From his office in Quantico, Virginia, FBI profiler James Fitzgerald advised agents in the field on what kinds of questions to ask James Kopp’s friends and family, about his background, personal history. Ask the right questions, in the right order. Did he change his appearance much over the years? What about his relationships?

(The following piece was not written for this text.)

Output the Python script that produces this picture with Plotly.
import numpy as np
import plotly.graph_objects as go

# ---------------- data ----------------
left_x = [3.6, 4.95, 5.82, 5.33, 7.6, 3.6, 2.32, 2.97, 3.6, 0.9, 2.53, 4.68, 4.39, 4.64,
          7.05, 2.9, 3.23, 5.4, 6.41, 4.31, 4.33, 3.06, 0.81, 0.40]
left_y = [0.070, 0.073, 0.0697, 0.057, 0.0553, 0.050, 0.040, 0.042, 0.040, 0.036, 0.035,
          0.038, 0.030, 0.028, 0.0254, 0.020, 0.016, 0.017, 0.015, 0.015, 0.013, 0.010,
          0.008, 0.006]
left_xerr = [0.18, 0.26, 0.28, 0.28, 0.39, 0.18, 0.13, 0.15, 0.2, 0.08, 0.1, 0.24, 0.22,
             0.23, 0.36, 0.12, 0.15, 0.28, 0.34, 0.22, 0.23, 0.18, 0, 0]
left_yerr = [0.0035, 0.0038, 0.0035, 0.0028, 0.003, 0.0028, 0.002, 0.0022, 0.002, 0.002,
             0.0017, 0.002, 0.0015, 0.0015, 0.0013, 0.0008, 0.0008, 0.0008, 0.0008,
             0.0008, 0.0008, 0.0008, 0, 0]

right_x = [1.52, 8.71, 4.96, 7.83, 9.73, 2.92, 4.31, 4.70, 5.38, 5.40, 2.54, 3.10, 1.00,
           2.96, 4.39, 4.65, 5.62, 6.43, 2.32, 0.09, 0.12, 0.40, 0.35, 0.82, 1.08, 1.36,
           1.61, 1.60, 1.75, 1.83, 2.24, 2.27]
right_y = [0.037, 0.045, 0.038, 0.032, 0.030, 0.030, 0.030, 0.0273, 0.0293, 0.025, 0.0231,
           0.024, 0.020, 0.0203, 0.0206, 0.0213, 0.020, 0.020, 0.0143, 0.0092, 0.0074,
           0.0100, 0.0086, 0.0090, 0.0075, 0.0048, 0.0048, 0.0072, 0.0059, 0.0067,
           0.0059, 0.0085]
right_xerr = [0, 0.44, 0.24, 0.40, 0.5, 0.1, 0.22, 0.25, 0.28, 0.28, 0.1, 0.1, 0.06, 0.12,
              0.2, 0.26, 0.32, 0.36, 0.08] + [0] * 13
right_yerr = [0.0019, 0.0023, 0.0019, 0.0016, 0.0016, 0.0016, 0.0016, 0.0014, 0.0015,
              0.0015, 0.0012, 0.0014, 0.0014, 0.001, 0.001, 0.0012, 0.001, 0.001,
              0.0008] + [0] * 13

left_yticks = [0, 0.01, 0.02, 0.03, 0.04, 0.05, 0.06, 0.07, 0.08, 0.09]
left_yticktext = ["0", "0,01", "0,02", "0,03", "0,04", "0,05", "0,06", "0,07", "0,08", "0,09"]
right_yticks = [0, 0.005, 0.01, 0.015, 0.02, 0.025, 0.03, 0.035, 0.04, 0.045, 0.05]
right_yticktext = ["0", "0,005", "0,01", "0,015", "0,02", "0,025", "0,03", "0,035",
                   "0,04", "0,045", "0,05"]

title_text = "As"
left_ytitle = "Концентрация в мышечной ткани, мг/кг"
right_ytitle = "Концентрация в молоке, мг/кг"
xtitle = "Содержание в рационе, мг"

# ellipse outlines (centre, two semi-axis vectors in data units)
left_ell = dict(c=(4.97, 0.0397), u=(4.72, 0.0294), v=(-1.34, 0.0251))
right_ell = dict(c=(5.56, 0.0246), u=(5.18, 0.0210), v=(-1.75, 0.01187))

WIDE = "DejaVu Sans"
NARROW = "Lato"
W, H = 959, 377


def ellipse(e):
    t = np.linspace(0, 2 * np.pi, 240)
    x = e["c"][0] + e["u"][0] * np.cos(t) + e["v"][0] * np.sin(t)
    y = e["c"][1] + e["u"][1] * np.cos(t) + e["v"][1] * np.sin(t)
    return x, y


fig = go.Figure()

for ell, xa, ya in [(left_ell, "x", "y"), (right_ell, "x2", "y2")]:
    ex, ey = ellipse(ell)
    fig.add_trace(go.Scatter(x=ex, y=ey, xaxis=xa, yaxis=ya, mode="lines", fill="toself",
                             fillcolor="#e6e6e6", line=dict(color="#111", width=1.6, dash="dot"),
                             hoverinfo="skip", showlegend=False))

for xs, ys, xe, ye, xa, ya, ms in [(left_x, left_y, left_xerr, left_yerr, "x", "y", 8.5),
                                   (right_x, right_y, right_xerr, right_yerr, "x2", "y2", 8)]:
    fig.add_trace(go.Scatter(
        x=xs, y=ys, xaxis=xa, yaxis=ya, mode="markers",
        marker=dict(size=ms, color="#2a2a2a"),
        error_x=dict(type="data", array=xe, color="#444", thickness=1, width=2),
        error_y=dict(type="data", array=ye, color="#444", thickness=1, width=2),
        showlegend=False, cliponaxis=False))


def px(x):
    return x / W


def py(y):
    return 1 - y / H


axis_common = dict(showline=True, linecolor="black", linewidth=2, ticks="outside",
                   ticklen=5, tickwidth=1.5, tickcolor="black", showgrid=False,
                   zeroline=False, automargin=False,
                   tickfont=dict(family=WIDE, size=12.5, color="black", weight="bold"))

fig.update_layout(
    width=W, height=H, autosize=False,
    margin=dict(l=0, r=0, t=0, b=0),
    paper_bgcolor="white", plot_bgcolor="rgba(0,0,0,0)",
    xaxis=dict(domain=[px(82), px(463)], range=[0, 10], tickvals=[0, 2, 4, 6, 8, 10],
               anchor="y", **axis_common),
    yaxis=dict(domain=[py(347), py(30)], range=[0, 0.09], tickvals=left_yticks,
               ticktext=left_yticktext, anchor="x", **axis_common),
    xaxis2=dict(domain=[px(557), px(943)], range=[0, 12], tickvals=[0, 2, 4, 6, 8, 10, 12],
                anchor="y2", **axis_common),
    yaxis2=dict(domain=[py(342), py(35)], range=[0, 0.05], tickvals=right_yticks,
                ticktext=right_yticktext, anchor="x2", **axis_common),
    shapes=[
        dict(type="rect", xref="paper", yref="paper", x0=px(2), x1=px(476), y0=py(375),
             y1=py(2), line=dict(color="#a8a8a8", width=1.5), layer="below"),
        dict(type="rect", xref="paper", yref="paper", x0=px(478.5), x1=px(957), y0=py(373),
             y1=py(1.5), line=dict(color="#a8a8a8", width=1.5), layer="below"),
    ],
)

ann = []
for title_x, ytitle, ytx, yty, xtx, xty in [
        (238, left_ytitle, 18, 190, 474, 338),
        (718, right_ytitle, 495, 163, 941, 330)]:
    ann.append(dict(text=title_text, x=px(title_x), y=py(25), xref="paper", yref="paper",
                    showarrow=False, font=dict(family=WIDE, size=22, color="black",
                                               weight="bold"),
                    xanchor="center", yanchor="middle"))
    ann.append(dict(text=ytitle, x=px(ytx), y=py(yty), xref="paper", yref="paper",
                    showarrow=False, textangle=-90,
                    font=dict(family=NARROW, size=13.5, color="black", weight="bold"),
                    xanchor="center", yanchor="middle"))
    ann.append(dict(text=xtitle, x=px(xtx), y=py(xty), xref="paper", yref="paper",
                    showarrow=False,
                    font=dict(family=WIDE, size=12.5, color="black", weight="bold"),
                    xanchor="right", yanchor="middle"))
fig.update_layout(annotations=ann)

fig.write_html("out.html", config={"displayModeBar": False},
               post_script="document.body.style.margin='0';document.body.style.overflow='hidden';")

Fitzgerald studied the information coming in. The subject knew many people, had traveled the country, and the world, extensively. His emerging analysis suggested James Charles Kopp was a conflicted individual. He was well educated, holding a master’s degree, but had held mostly menial jobs. He was deeply religious—yet apparently a killer. Kopp clearly belonged to an extreme wing of the anti-abortion movement. But even within that wing he was a bit of a loner, marched to his own drummer, did his own thing. Nonviolent, his friends said, but Fitzgerald sensed an escalation in Kopp’s thinking about how he should combat abortion. The profiler believed that Kopp had been the one who pulled the trigger in all three of the Canadian attacks, in addition to the Rochester shooting, and the Slepian murder.

Question: Would Kopp try again?

Surely not, thought Fitzgerald, now that he was a wanted man, now that his cover was blown. He would try to disappear. It would be too risky to try again in the foreseeable future. Kopp fitted the sniper mentality: calculating, careful, nonconfrontational. He would not attack again, not unless he was motivated to simply taunt the FBI. And that was highly unlikely. He was too smart for that, his mission too strictly defined.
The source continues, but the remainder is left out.